DallasTemperature Library

Library for Maxim Temperature Integrated Circuits. This library supports the following devices :
  • DS18B20
  • DS18S20 - Please note there appears to be an issue with this series.
  • DS1822
  • DS1820
  • MAX31820
You will need a pull-up resistor of about 5 KOhm between the 1-Wire data line and your 5V power. If you are using the DS18B20, ground pins 1 and 3. The centre pin is the data line '1-wire'. In case of temperature conversion problems (result is -85), strong pull-up setup may be necessary. See section Powering the DS18B20 in DS18B20 datasheet (page 7) and use DallasTemperature(OneWire*, uint8_t) constructor. We have included a "REQUIRESNEW" and "REQUIRESALARMS" definition. If you want to slim down the code feel free to use either of these by including
		
#define REQUIRESNEW 
		
	
or
		
#define REQUIRESALARMS 
		
	
at the top of DallasTemperature.h
Finally, please include ZUNO_OneWire.h before you begin. The library can work with any pin it works with Zuno OneWire see Zuno OneWire about this and the peripherals used.
		
// Include the libraries we need
#include "ZUNO_OneWire.h"
#include "DallasTemperature.h"

#define MY_SERIAL		Serial
#define ONE_WIRE_BUS	9

// Setup a oneWire instance to communicate with any OneWire devices (not just Maxim/Dallas temperature ICs)
OneWire oneWire(ONE_WIRE_BUS);

// Pass our oneWire reference to Dallas Temperature. 
DallasTemperature sensors(&oneWire);

// arrays to hold device address
DeviceAddress insideThermometer;

/*
 * Setup function. Here we do the basics
 */
void setup(void) {
	// start serial port
	MY_SERIAL.begin(115200);
	MY_SERIAL.println("Dallas Temperature IC Control Library Demo");

	// locate devices on the bus
	MY_SERIAL.print("Locating devices...");
	sensors.begin();
	MY_SERIAL.print("Found ");
	MY_SERIAL.print(sensors.getDeviceCount(), DEC);
	MY_SERIAL.println(" devices.");

	// report parasite power requirements
	MY_SERIAL.print("Parasite power is: "); 
	if (sensors.isParasitePowerMode()) MY_SERIAL.println("ON");
	else MY_SERIAL.println("OFF");
	
	// Assign address manually. The addresses below will beed to be changed
	// to valid device addresses on your bus. Device address can be retrieved
	// by using either oneWire.search(deviceAddress) or individually via
	// sensors.getAddress(deviceAddress, index)
	// Note that you will need to use your specific address here
	//insideThermometer = { 0x28, 0x1D, 0x39, 0x31, 0x2, 0x0, 0x0, 0xF0 };

	// Method 1:
	// Search for devices on the bus and assign based on an index.
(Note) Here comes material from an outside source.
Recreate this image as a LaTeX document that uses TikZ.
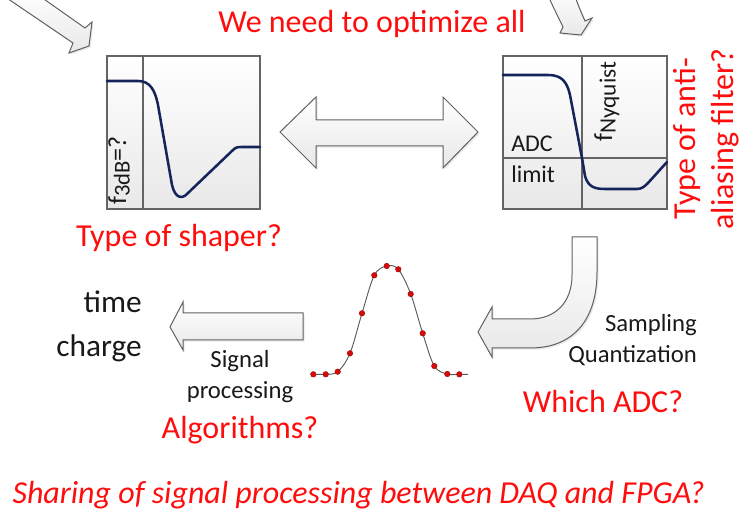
\documentclass[tikz,border=0pt]{standalone}
\usepackage{fontspec}
\setmainfont{Carlito}
\usetikzlibrary{shadows}
\definecolor{alert}{RGB}{255,12,12}
\definecolor{navy}{RGB}{22,36,92}
\definecolor{frame}{RGB}{100,100,100}
\definecolor{ink}{RGB}{25,25,25}
\definecolor{sampled}{RGB}{215,10,10}
\begin{document}
\begin{tikzpicture}[x=0.75pt,y=-0.75pt,
  blockarrow/.style={draw=black!62, line width=0.75pt, line join=miter,
    top color=white, bottom color=black!9,
    drop shadow={opacity=0.18, shadow xshift=1.2pt, shadow yshift=-1.2pt}},
  plotbox/.style={draw=frame, line width=0.9pt, top color=white, bottom color=black!9},
  divider/.style={draw=frame, line width=0.8pt},
  response/.style={draw=navy, line width=1.9pt, line cap=round, line join=round},
  question/.style={text=alert, inner sep=0pt, font=\fontsize{24}{30}\selectfont},
  bigword/.style={text=ink, inner sep=0pt, font=\fontsize{23.5}{28}\selectfont},
  stepword/.style={text=ink, inner sep=0pt, font=\fontsize{18.5}{23}\selectfont},
  axisword/.style={text=ink, inner sep=0pt, font=\fontsize{19.5}{22}\selectfont},
  sample/.style={fill=sampled, draw=sampled!70!black, line width=0.3pt}]
\useasboundingbox (0,0) rectangle (742,509);

% ---- incoming arrows at the top ----
\path[blockarrow] (31,-10) -- (85,28) -- (92,22) -- (89,46) -- (69,53) -- (73,43) -- (-5,-10) -- cycle;
\path[blockarrow] (546,-10) .. controls (552,6) and (558,16) .. (563,27) -- (560,33) -- (581,35)
  -- (592,18) -- (585,21) .. controls (580,10) and (576,0) .. (573,-10) -- cycle;

% ---- shaper response ----
\path[plotbox] (107,56) rectangle (260,209);
\draw[divider] (143,56) -- (143,209);
\draw[response] (107,81) -- (138,81) .. controls (150,81) and (155,90) .. (158,105)
  -- (172,185) .. controls (175,198) and (182,200) .. (188,193)
  -- (233,150) .. controls (236,147) and (238,147) .. (242,147) -- (260,147);
\node[axisword, rotate=90, anchor=base west] (f3db) at (126,205)
  {f\raisebox{-0.3ex}{\fontsize{17}{17}\selectfont 3dB}=?};

% ---- anti-aliasing filter response ----
\path[plotbox] (503,56) rectangle (667,209);
\draw[divider] (582,56) -- (582,209);
\draw[divider] (503,158) -- (667,158);
\draw[response] (503,75) -- (548,75) .. controls (562,75) and (567,82) .. (570,95)
  -- (582,158) -- (585,176) .. controls (588,187) and (595,189) .. (605,189)
  -- (637,189) .. controls (642,189) and (645,186) .. (648,183) -- (667,162);
\node[axisword, rotate=90, anchor=base west] (fnyq) at (612,142)
  {f\raisebox{-0.3ex}{\fontsize{17.5}{17}\selectfont Nyquist}};
\node[stepword, font=\fontsize{18}{22}\selectfont, anchor=base west] (adc) at (511,152) {ADC};
\node[stepword, font=\fontsize{18}{22}\selectfont, anchor=base west] (limit) at (511,183) {limit};

% ---- two-way arrow between the two filters ----
\path[blockarrow] (280,132) -- (316,97) -- (316,120) -- (443,120) -- (443,97) -- (478,132)
  -- (443,168) -- (443,146) -- (316,146) -- (316,168) -- cycle;

% ---- bent arrow down to the samples ----
\path[blockarrow] (597,237) -- (597,272) .. controls (597,318) and (575,348) .. (530,348)
  -- (492,348) -- (492,357) -- (478,332) -- (492,307) -- (492,319) -- (530,319)
  .. controls (556,319) and (572,302) .. (572,275) -- (572,237) -- cycle;

% ---- arrow to the results ----
\path[blockarrow] (170,327) -- (183,302) -- (183,313) -- (303,313) -- (303,340)
  -- (183,340) -- (183,350) -- cycle;

% ---- sampled pulse ----
\draw[black!65, line width=0.7pt] plot[smooth, tension=0.55] coordinates {
  (313,374.3) (325.7,374.3) (337.7,371.7) (350,353.3) (362,313.3) (374.3,275.3)
  (386.7,266) (398.3,269.3) (410.7,294) (422.7,333.3) (434.3,366) (447.3,374)
  (459.3,374.3) (468,374.3)};
\foreach \px/\py in {313.3/374.3, 325.7/374.3, 337.7/371.7, 350/353.3, 362/313.3,
  374.3/275.3, 386.7/266, 398.3/269.3, 410.7/294, 422.7/333.3, 434.3/366,
  447.3/374, 459.3/374.3}
  \path[sample] (\px,\py) circle[radius=2.8];

% ---- texts ----
\node[question, anchor=base] (optimize) at (372,33) {We need to optimize all};
\node[question, anchor=base] (shaper) at (179,247) {Type of shaper?};
\node[question, rotate=90, align=center, font=\fontsize{24}{28.5}\selectfont] (antialias) at (706,139) {Type of anti-\\aliasing filter?};
\node[question, anchor=base] (whichadc) at (603,412) {Which ADC?};
\node[question, anchor=base] (algos) at (240,438) {Algorithms?};
\node[question, anchor=base, font=\fontsize{24}{30}\selectfont\itshape] (sharing) at (358.5,503)
  {Sharing of signal processing between DAQ and FPGA?};

\node[bigword, anchor=base east] (time) at (142,313) {time};
\node[bigword, anchor=base east] (charge) at (142,357) {charge};
\node[stepword, anchor=base] (signal) at (240,368) {Signal};
\node[stepword, anchor=base] (processing) at (240,398) {processing};
\node[stepword, anchor=base east] (sampling) at (697,332) {Sampling};
\node[stepword, anchor=base east] (quant) at (697,363) {Quantization};
\end{tikzpicture}
\end{document}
Ideally,
	// you would do this to initially discover addresses on the bus and then 
	// use those addresses and manually assign them (see above) once you know 
	// the devices on your bus (and assuming they don't change).
	if (!sensors.getAddress(insideThermometer, 0)) MY_SERIAL.println("Unable to find address for Device 0"); 
	
	// method 2: search()
	// search() looks for the next device. Returns 1 if a new address has been
	// returned. A zero might mean that the bus is shorted, there are no devices, 
	// or you have already retrieved all of them. It might be a good idea to 
	// check the CRC to make sure you didn't get garbage. The order is 
	// deterministic. You will always get the same devices in the same order
	//
	// Must be called before search()
	//oneWire.reset_search();
	// assigns the first address found to insideThermometer
	//if (!oneWire.search(insideThermometer)) MY_SERIAL.println("Unable to find address for insideThermometer");

	// show the addresses we found on the bus
	MY_SERIAL.print("Device 0 Address: ");
	printAddress(insideThermometer);
	MY_SERIAL.println();

	// set the resolution to 9 bit (Each Dallas/Maxim device is capable of several different resolutions)
	sensors.setResolution(insideThermometer, 9);
	
	MY_SERIAL.print("Device 0 Resolution: ");
	MY_SERIAL.print(sensors.getResolution(insideThermometer), DEC); 
	MY_SERIAL.println();
}

// function to print the temperature for a device
void printTemperature(DeviceAddress deviceAddress) {
	// method 1 - slower
	//MY_SERIAL.print("Temp C: ");
	//MY_SERIAL.print(sensors.getTempC(deviceAddress));
	//MY_SERIAL.print(" Temp F: ");
	//MY_SERIAL.print(sensors.getTempF(deviceAddress)); // Makes a second call to getTempC and then converts to Fahrenheit

	// method 2 - faster
	float tempC = sensors.getTempC(deviceAddress);
	if(tempC == DEVICE_DISCONNECTED_C) {
		MY_SERIAL.println("Error: Could not read temperature data");
		return;
	}
	MY_SERIAL.print("Temp C: ");
	MY_SERIAL.print(tempC);
	MY_SERIAL.print(" Temp F: ");
	MY_SERIAL.println(DallasTemperature::toFahrenheit(tempC)); // Converts tempC to Fahrenheit
}
/*
 * Main function. It will request the tempC from the sensors and display on MY_SERIAL.
 */
void loop(void) {
	// call sensors.requestTemperatures() to issue a global temperature 
	// request to all devices on the bus
	MY_SERIAL.print("Requesting temperatures...");
	sensors.requestTemperatures(); // Send the command to get temperatures
	MY_SERIAL.println("DONE");
	
	// It responds almost immediately. Let's print out the data
	printTemperature(insideThermometer); // Use a simple function to print out the data
}

// function to print a device address
void printAddress(DeviceAddress deviceAddress) {
	for (uint8_t i = 0; i < 8; i++) {
		if (deviceAddress[i] < 16) MY_SERIAL.print("0");
		MY_SERIAL.print(deviceAddress[i], HEX);
	}
}